## START
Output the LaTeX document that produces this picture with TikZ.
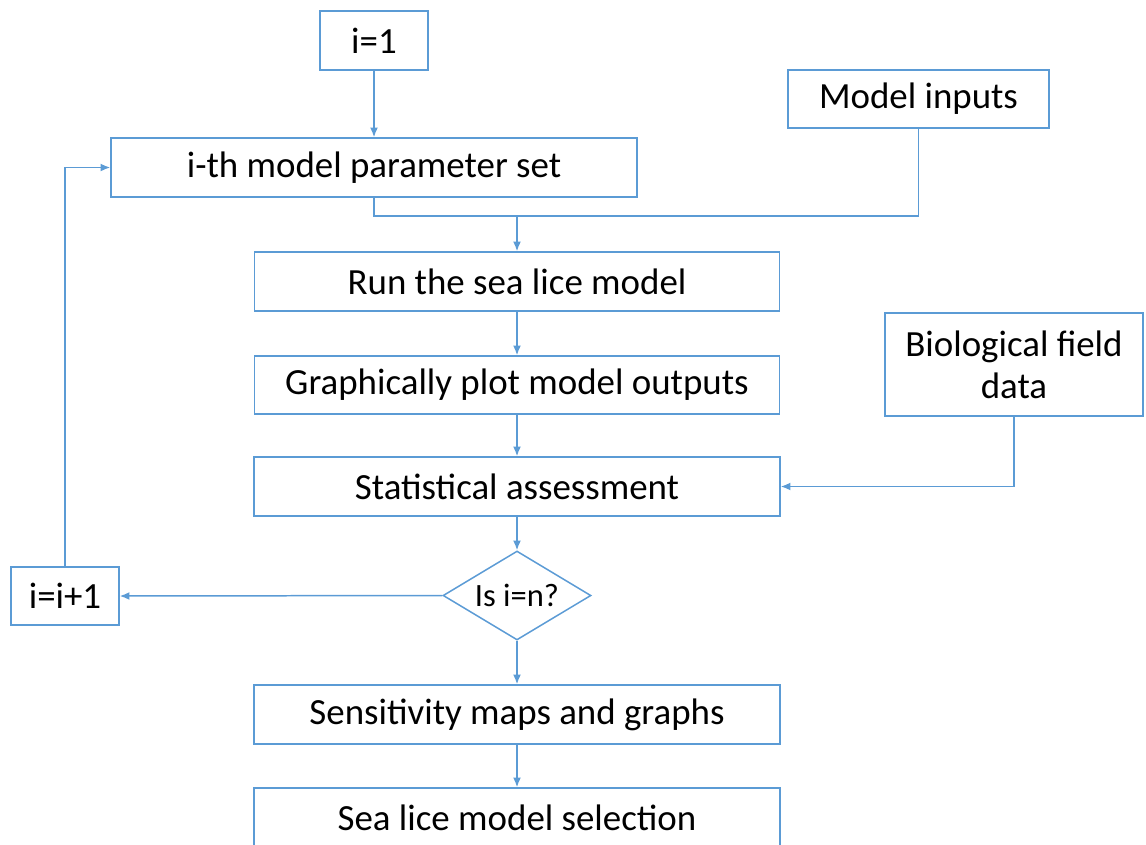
\documentclass[tikz,border=0pt]{standalone}
\usepackage{fontspec}
\setmainfont{Carlito}
\usepackage{xcolor}
\usepackage{tikz}
\usetikzlibrary{arrows.meta,shapes.geometric}
\definecolor{edge}{HTML}{5B9BD5}
\definecolor{ink}{HTML}{000000}
\tikzset{
  box/.style={draw=edge, line width=0.85pt, rectangle, inner sep=0pt, text=ink,
    font=\fontsize{21}{24}\selectfont, align=center},
  decision/.style={draw=edge, line width=0.85pt, diamond, aspect=1.66, inner sep=0pt,
    minimum width=2.96cm, minimum height=1.78cm, text=ink, font=\fontsize{18.5}{22}\selectfont},
  conn/.style={draw=edge, line width=0.85pt},
  arr/.style={conn, -{Latex[length=5.5pt,width=4.5pt]}}
}
\begin{document}
\begin{tikzpicture}
  \useasboundingbox (0,0) rectangle (22.92,-16.88);
  \clip (0,0) rectangle (22.92,-16.88);

  \node[box, minimum width=2.16cm, minimum height=1.18cm] (start) at (7.48,-0.81) {i=1};
  \node[box, minimum width=5.22cm, minimum height=1.16cm] (inputs) at (18.37,-1.98) {Model inputs};
  \node[box, minimum width=10.52cm, minimum height=1.18cm] (param) at (7.48,-3.35) {i-th model parameter set};
  \node[box, minimum width=10.5cm, minimum height=1.18cm] (run) at (10.34,-5.63) {Run the sea lice model};
  \node[box, minimum width=10.5cm, minimum height=1.16cm] (plot) at (10.34,-7.7) {Graphically plot model outputs};
  \node[box, minimum width=5.16cm, minimum height=2.06cm] (bio) at (20.28,-7.29) {Biological field\\data};
  \node[box, minimum width=10.52cm, minimum height=1.18cm] (stat) at (10.34,-9.73) {Statistical assessment};
  \node[decision] (check) at (10.34,-11.91) {Is i=n?};
  \node[box, minimum width=2.16cm, minimum height=1.16cm] (incr) at (1.3,-11.92) {i=i+1};
  \node[box, minimum width=10.52cm, minimum height=1.18cm] (sens) at (10.34,-14.29) {Sensitivity maps and graphs};
  \node[box, minimum width=10.52cm, minimum height=1.18cm] (select) at (10.34,-16.35) {Sea lice model selection};

  \coordinate (merge) at (10.34,-4.32);

  \draw[arr] (start) -- (param);
  \draw[conn] (param.south) |- (merge);
  \draw[conn] (inputs.south) |- (merge);
  \draw[arr] (merge) -- (run.north);
  \draw[arr] (run) -- (plot);
  \draw[arr] (plot) -- (stat);
  \draw[arr] (bio.south) |- (stat.east);
  \draw[arr] (stat) -- (check);
  \draw[arr] (check.west) -- (incr.east);
  \draw[arr] (incr.north) |- (param.west);
  \draw[arr] (check) -- (sens);
  \draw[arr] (sens) -- (select);
\end{tikzpicture}
\end{document}
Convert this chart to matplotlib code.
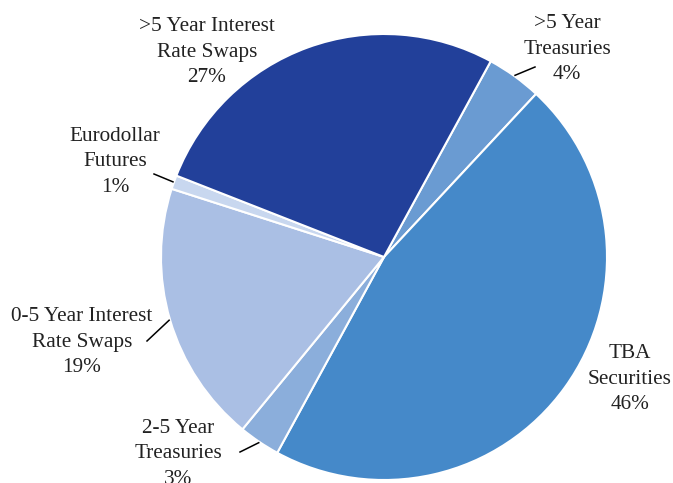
import matplotlib.pyplot as plt
import numpy as np

labels = ['>5 Year\nTreasuries', 'TBA\nSecurities', '2-5 Year\nTreasuries',
          '0-5 Year Interest\nRate Swaps', 'Eurodollar\nFutures',
          '>5 Year Interest\nRate Swaps']
shares = [4, 46, 3, 19, 1, 27]
colors = ['#6A9BD2', '#4589C9', '#8BAEDB', '#AABFE4', '#C8D7EF', '#22409A']

# label text centers (pixel coords, y from top) and leader line outer end (None = no line)
label_pos = [(567, 49), (630, 379), (178, 454), (82, 342), (115, 162), (207, 52)]
leader_start = [(535, 67), None, (240, 452), (147, 341), (154, 174), None]

W, H = 673, 483
fig = plt.figure(figsize=(W / 100, H / 100), dpi=100)
ax = fig.add_axes([0, 0, 1, 1])

cx, cy, R = 384, H - 257, 223
start = 61.4
wedges, _ = ax.pie(shares, colors=colors, startangle=start, counterclock=False,
                   center=(cx, cy), radius=R, frame=True,
                   wedgeprops=dict(edgecolor='white', linewidth=1.5))
ax.set_xlim(0, W)
ax.set_ylim(0, H)
ax.set_aspect('equal')
ax.axis('off')

for i, (lab, val) in enumerate(zip(labels, shares)):
    tx, ty = label_pos[i]
    ax.text(tx, H - ty, f'{lab}\n{val}%', ha='center', va='center',
            fontsize=15.3, family='Liberation Serif', color='#222222',
            linespacing=1.46)
    if leader_start[i] is not None:
        w = wedges[i]
        mid = np.radians((w.theta1 + w.theta2) / 2)
        ex, ey = cx + (R + 1) * np.cos(mid), cy + (R + 1) * np.sin(mid)
        sx, sy = leader_start[i]
        ax.plot([sx, ex], [H - sy, ey], color='black', lw=1.1)

plt.savefig('out.png', dpi=100)
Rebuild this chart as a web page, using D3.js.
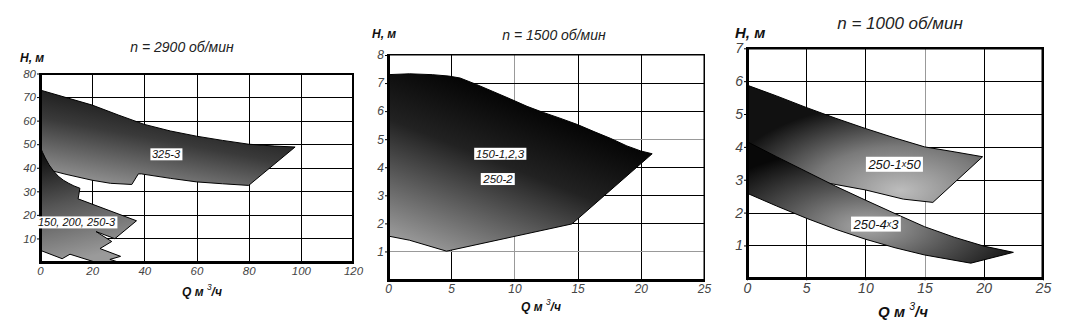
<!DOCTYPE html>
<html>
<head>
<meta charset="utf-8">
<script src="https://cdn.jsdelivr.net/npm/d3@7"></script>
<style>
  body { margin: 0; background: #fff; }
  text { font-family: "Liberation Sans", Arial, sans-serif; }
</style>
</head>
<body>
<script>
// ---- data ----
const titles = ["n = 2900 об/мин", "n = 1500 об/мин", "n = 1000 об/мин"]

const p1XTicks = [0, 20, 40, 60, 80, 100, 120]
const p1YTicks = [10, 20, 30, 40, 50, 60, 70, 80]
const p2XTicks = [0, 5, 10, 15, 20, 25]
const p2YTicks = [1, 2, 3, 4, 5, 6, 7, 8]
const p3XTicks = [0, 5, 10, 15, 20, 25]
const p3YTicks = [1, 2, 3, 4, 5, 6, 7]

// [Q, H] outlines
const zone325 = [[0, 73], [10, 69.8], [20, 66.6], [30, 62.4], [40, 58.4], [50, 55.6], [60, 53.4],
  [70, 51.6], [80, 50], [90, 49.2], [97.8, 48.8], [80, 32.5], [70, 33.2], [60, 34], [50, 35.5],
  [40, 37.2], [38.9, 37.4], [37.7, 37.4], [35.2, 32.9], [27, 33.4], [20, 34.7], [10, 37.2], [0, 40]]
const zone150 = [[0, 49], [1, 46.5], [2, 44.2], [3.5, 41.2], [5, 38.9], [7, 36.4], [9, 34.7],
  [11, 33.4], [13, 32.3], [15.3, 31.3], [14.6, 26.8], [37, 17.5], [28.7, 9.9], [21.5, 12.9],
  [27.5, 8.7], [23, 5.7], [30.9, 2.4], [26.8, 1.1], [30, 0], [21, 0], [11.5, 3.3], [8.5, 1.4], [0, 5]]
const zone1500 = [[0, 7.3], [1.7, 7.33], [3.5, 7.3], [4.8, 7.25], [5.7, 7.18], [7, 6.95], [8.3, 6.7],
  [9.7, 6.43], [11, 6.17], [12.3, 5.95], [13.6, 5.75], [15, 5.52], [16.3, 5.27], [17.6, 5.03],
  [18.9, 4.76], [20, 4.58], [20.9, 4.48], [14.55, 1.98], [4.63, 1.01], [1.7, 1.4], [0, 1.55]]
const zone1x50 = [[0, 5.88], [2.5, 5.55], [5, 5.2], [7.5, 4.87], [10, 4.56], [12.5, 4.27], [15, 4.0],
  [17.5, 3.85], [19.9, 3.7], [15.7, 2.31], [13.2, 2.41], [10, 2.69], [6.2, 2.94], [3, 3.3], [0, 3.7]]
const zone4x3 = [[0, 4.16], [2.5, 3.7], [5, 3.25], [7.5, 2.8], [10, 2.38], [12.5, 1.97], [15, 1.57],
  [17.5, 1.25], [20, 0.98], [22.5, 0.79], [18.9, 0.46], [15, 0.71], [12.5, 0.93], [10, 1.19],
  [7.5, 1.49], [5, 1.83], [2.5, 2.2], [0, 2.59]]

const svg = d3.select("body").append("svg")
  .attr("width", 1086)
  .attr("height", 330)

const defs = svg.append("defs")

function linGrad(id, x1, y1, x2, y2, stops) {
  const g = defs.append("linearGradient").attr("id", id)
    .attr("x1", x1).attr("y1", y1).attr("x2", x2).attr("y2", y2)
  stops.forEach(s => g.append("stop").attr("offset", s[0]).attr("stop-color", s[1]))
}
function radGrad(id, cx, cy, r, stops) {
  const g = defs.append("radialGradient").attr("id", id)
    .attr("cx", cx).attr("cy", cy).attr("r", r)
  stops.forEach(s => g.append("stop").attr("offset", s[0]).attr("stop-color", s[1]))
}

linGrad("g325", 0.05, 1, 0.55, 0, [[0, "#a2a2a2"], [0.55, "#3a3a3a"], [1, "#080808"]])
linGrad("g150", 0.3, 1, 0.1, 0, [[0, "#9a9a9a"], [0.5, "#555"], [1, "#050505"]])
linGrad("g1500", 0.1, 1, 0.6, 0.15, [[0, "#a0a0a0"], [0.6, "#222"], [1, "#000"]])
radGrad("g1x50", 0.65, 0.9, 0.75, [[0, "#bdbdbd"], [0.5, "#7a7a7a"], [1, "#111"]])
radGrad("g4x3", 0.45, 0.7, 0.65, [[0, "#a8a8a8"], [0.5, "#555"], [1, "#080808"]])

function drawPanel(p) {
  const x = d3.scaleLinear().domain(p.xDomain).range(p.xRange)
  const y = d3.scaleLinear().domain(p.yDomain).range(p.yRange)
  const g = svg.append("g")
  const h = p.yRange[0] - p.yRange[1]
  const w = p.xRange[1] - p.xRange[0]

  // grid as thin filled bars
  const grid = g.append("g")
  grid.selectAll("rect.vg").data(p.xTicks.slice(1, -1)).join("rect")
    .attr("class", "vg")
    .attr("x", d => Math.round(x(d))).attr("y", p.yRange[1])
    .attr("width", 1).attr("height", h)
    .attr("fill", d => p.greyX.includes(d) ? "#999" : "#000")
  grid.selectAll("rect.hg").data(p.yTicks.slice(0, -1)).join("rect")
    .attr("class", "hg")
    .attr("x", p.xRange[0]).attr("y", d => Math.round(y(d)))
    .attr("width", w).attr("height", 1)
    .attr("fill", d => p.greyY.includes(d) ? "#999" : "#000")

  // zones
  const area = d3.line().x(d => x(d[0])).y(d => y(d[1]))
  p.zones.forEach(z => {
    g.append("path").attr("d", area(z.pts) + "Z")
      .attr("fill", `url(#${z.grad})`)
      .attr("stroke", "#000").attr("stroke-width", 1)
  })

  // frame as filled bars
  const fx0 = Math.round(p.xRange[0]), fx1 = Math.round(p.xRange[1])
  const fy0 = Math.round(p.yRange[1]), fy1 = Math.round(p.yRange[0])
  const t = p.frame
  const frame = g.append("g").attr("fill", "#000")
  frame.append("rect").attr("x", fx0 - 1).attr("y", fy0 - 1).attr("width", fx1 - fx0 + 2).attr("height", t)
  frame.append("rect").attr("x", fx1 - t + 1).attr("y", fy0 - 1).attr("width", t).attr("height", fy1 - fy0 + 2)
  frame.append("rect").attr("x", fx0 - 1).attr("y", fy0 - 1).attr("width", 3).attr("height", fy1 - fy0 + 3)
  frame.append("rect").attr("x", fx0 - 1).attr("y", fy1 - 1).attr("width", fx1 - fx0 + 2).attr("height", 3)

  // axes
  const xAxis = d3.axisBottom(x).tickValues(p.xTicks).tickSize(2).tickPadding(3).tickFormat(d3.format("d"))
  const yAxis = d3.axisLeft(y).tickValues(p.yTicks).tickSize(3).tickPadding(1).tickFormat(d3.format("d"))
  const xa = g.append("g").attr("transform", `translate(0, ${p.yRange[0]})`).call(xAxis)
  const ya = g.append("g").attr("transform", `translate(${p.xRange[0]}, 0)`).call(yAxis)
  ;[xa, ya].forEach(a => {
    a.select(".domain").remove()
    a.selectAll(".tick line").attr("stroke", "#000")
    a.selectAll("text").attr("font-size", p.tickSize).attr("font-style", "italic")
      .attr("fill", "#444").attr("font-family", "Liberation Sans, Arial, sans-serif")
  })

  // labels in boxes
  p.labels.forEach(l => {
    const tx = g.append("text")
      .attr("x", x(l.q)).attr("y", y(l.h))
      .attr("text-anchor", "middle").attr("dominant-baseline", "central")
      .attr("font-style", "italic").attr("font-size", p.labelSize).attr("fill", "#111")
    l.parts.forEach(part => {
      const s = tx.append("tspan").text(part[0])
      if (part[1]) s.attr("font-size", p.labelSize * 0.7)
    })
    const b = tx.node().getBBox()
    g.insert("rect", () => tx.node())
      .attr("x", b.x - 1.5).attr("y", b.y)
      .attr("width", b.width + 3).attr("height", b.height)
      .attr("fill", "#fff")
  })

  // titles
  svg.append("text").attr("x", p.title[0]).attr("y", p.title[1])
    .attr("text-anchor", "middle").attr("font-style", "italic")
    .attr("font-size", p.titleSize).attr("fill", "#222").text(p.titleText)
  svg.append("text").attr("x", p.hLabel[0]).attr("y", p.hLabel[1])
    .attr("font-style", "italic").attr("font-weight", "bold")
    .attr("font-size", p.axisSize).attr("fill", "#111").text("Н, м")
  const q = svg.append("text").attr("x", p.qLabel[0]).attr("y", p.qLabel[1])
    .attr("text-anchor", "middle").attr("font-style", "italic").attr("font-weight", "bold")
    .attr("font-size", p.axisSize).attr("fill", "#111")
  q.append("tspan").text("Q м ")
  q.append("tspan").text("3").attr("font-size", p.axisSize * 0.7).attr("dy", -p.axisSize * 0.5).attr("font-weight", "normal")
  q.append("tspan").text("/ч").attr("dy", p.axisSize * 0.5)
}

drawPanel({
  xDomain: [0, 120], yDomain: [0, 80], xRange: [40, 353], yRange: [262, 73.5],
  xTicks: p1XTicks, yTicks: p1YTicks, greyX: [], greyY: [], frame: 2,
  tickSize: 11.5, labelSize: 11, titleSize: 14, axisSize: 12,
  zones: [{ pts: zone325, grad: "g325" }, { pts: zone150, grad: "g150" }],
  labels: [{ q: 48.3, h: 45.7, parts: [["325-3"]] }, { q: 14, h: 16.8, parts: [["150, 200, 250-3"]] }],
  titleText: titles[0], title: [182, 52], hLabel: [20, 62], qLabel: [202, 296]
})

drawPanel({
  xDomain: [0, 25], yDomain: [0, 8], xRange: [388, 704], yRange: [279.5, 55],
  xTicks: p2XTicks, yTicks: p2YTicks, greyX: [10], greyY: [1, 5], frame: 1.5,
  tickSize: 12, labelSize: 11.5, titleSize: 14, axisSize: 12,
  zones: [{ pts: zone1500, grad: "g1500" }],
  labels: [{ q: 8.86, h: 4.48, parts: [["150-1,2,3"]] }, { q: 8.7, h: 3.58, parts: [["250-2"]] }],
  titleText: titles[1], title: [554, 40], hLabel: [372, 38], qLabel: [541, 311]
})

drawPanel({
  xDomain: [0, 25], yDomain: [0, 7], xRange: [747, 1043], yRange: [278.3, 48.3],
  xTicks: p3XTicks, yTicks: p3YTicks, greyX: [15], greyY: [], frame: 2.5,
  tickSize: 14, labelSize: 13, titleSize: 17, axisSize: 15,
  zones: [{ pts: zone1x50, grad: "g1x50" }, { pts: zone4x3, grad: "g4x3" }],
  labels: [{ q: 12.46, h: 3.47, parts: [["250-1"], ["х", true], ["50"]] },
           { q: 10.9, h: 1.65, parts: [["250-4"], ["х", true], ["3"]] }],
  titleText: titles[2], title: [900, 29], hLabel: [735, 38], qLabel: [903, 317]
})
</script>
</body>
</html>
## END
*What is expected:*
The lines to print start at the line containing "Convert this chart to matplotlib code." and end at the line containing "ax.axis('off')"; print them exactly, both ends included, and leave out every picture.

*Finished answer:*
Convert this chart to matplotlib code.
import matplotlib.pyplot as plt
import numpy as np

labels = ['>5 Year\nTreasuries', 'TBA\nSecurities', '2-5 Year\nTreasuries',
          '0-5 Year Interest\nRate Swaps', 'Eurodollar\nFutures',
          '>5 Year Interest\nRate Swaps']
shares = [4, 46, 3, 19, 1, 27]
colors = ['#6A9BD2', '#4589C9', '#8BAEDB', '#AABFE4', '#C8D7EF', '#22409A']

# label text centers (pixel coords, y from top) and leader line outer end (None = no line)
label_pos = [(567, 49), (630, 379), (178, 454), (82, 342), (115, 162), (207, 52)]
leader_start = [(535, 67), None, (240, 452), (147, 341), (154, 174), None]

W, H = 673, 483
fig = plt.figure(figsize=(W / 100, H / 100), dpi=100)
ax = fig.add_axes([0, 0, 1, 1])

cx, cy, R = 384, H - 257, 223
start = 61.4
wedges, _ = ax.pie(shares, colors=colors, startangle=start, counterclock=False,
                   center=(cx, cy), radius=R, frame=True,
                   wedgeprops=dict(edgecolor='white', linewidth=1.5))
ax.set_xlim(0, W)
ax.set_ylim(0, H)
ax.set_aspect('equal')
ax.axis('off')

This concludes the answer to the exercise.